April 19, 1993|By Stephen Wigler | Stephen Wigler,Music Critic

In "Treemonisha" (1911) Scott Joplin tried to write a "real" opera. That is to say that Joplin, the African-American whose ragtime music had conquered the world, attempted to write an opera in the European sense. And his own libretto -- the story of a young girl who teaches her people that education can liberate them from superstition and misery -- expressed what he considered the ideals of his race. The European aspects of "Treemonisha" are the weakest things about it. Some of the extended solos are much too long, the libretto about former slaves in 1880s' Arkansas is pretty bad, and some of the music sounds like watered-down Dvorak.
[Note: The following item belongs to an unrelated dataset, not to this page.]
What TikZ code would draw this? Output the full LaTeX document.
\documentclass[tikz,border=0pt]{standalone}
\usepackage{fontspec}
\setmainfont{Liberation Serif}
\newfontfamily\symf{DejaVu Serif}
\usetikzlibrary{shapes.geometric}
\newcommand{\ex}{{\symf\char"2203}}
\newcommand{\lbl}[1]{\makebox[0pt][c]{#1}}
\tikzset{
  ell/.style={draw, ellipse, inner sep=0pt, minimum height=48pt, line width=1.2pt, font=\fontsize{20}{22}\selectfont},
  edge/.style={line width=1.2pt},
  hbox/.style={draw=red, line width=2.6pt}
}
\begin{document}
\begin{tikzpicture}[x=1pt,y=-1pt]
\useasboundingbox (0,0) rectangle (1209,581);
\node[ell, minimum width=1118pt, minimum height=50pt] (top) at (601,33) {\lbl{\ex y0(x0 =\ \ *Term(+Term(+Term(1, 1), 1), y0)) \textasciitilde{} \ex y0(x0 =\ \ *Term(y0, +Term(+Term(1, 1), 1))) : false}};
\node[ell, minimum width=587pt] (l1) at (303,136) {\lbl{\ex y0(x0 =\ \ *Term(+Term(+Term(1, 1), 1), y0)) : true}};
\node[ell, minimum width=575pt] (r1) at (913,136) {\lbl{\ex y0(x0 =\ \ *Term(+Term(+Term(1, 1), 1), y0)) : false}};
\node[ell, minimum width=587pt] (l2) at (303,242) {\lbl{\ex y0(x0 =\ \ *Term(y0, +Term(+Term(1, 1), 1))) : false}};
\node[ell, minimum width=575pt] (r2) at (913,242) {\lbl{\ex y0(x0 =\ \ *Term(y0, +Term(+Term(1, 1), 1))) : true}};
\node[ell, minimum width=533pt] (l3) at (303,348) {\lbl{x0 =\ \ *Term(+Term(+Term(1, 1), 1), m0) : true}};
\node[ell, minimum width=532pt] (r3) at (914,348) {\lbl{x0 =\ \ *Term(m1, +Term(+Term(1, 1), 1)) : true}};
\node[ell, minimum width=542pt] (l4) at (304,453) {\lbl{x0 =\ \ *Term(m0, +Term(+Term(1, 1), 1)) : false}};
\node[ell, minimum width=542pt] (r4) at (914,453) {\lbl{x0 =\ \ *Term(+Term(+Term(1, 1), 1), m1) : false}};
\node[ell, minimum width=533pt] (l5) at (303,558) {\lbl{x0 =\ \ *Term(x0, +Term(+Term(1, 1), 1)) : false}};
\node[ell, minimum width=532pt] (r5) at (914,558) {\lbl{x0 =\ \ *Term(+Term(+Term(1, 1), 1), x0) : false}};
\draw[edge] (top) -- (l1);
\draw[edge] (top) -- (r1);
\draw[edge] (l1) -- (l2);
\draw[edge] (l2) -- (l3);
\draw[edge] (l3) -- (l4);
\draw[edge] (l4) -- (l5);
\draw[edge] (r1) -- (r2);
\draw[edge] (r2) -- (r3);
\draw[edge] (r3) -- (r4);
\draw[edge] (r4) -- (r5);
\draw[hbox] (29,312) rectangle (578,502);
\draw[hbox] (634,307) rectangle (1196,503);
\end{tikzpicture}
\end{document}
But fortunately, as a performance of "Treemonisha" by the Municipal Opera Company of Baltimore at Baltimore City Community College Friday and Saturday indicated, Joplin could not escape his roots. Those roots were African-American -- the world of folk tunes and spirituals, of ragtime and syncopation, of sad melody and revival-meeting outbursts, even of barber-shop quartets and ballads. If it is even less of an opera in the traditional sense than Gershwin's "Porgy and Bess," "Treemonisha" is an often wonderful piece. Joplin's theatrical experience may have been limited -- he never got "Treemonisha" staged during his lifetime (1868-1917) and an earlier, unprod -uced opera, "A Guest of Honor," has been lost -- but no one ever closed a curtain better. Each finale -- the revival-like "Good Advice" that closes Act I, the spiritual-like ending of Act II, "Aunt Dinah Has Blowed de Horn" and the exultant, swinging "A Real Slow Drag" that ends the piece -- is the work of a genius.

The Municipal Opera is a semi-professional company with limited resources, and not all of the voices in this production of "Treemonisha" were memorable, but the performances were energetic and committed and deserved the enthusiastic response they received. Outstanding in Friday's cast were Jocelyn Taylor, whose lyrical simplicity and beauty made her an almost ideal Treemonisha; Rodney Wing, whose rock-steady, beautiful bass-baritone voice shone as Parson Alltalk and Simon, and James Nathan Jones, who made a hilarious conjurer as Zodzetrick.

Ed Terry did a skillful job of directing his singer-actors, Jorge Gonzalez constructed handsome sets on what must have been a shoestring budget and conductor Charlene Moore-Cooper and her tiny orchestra (piano and four brass instruments) managed to convey some of the richness of the composer's score.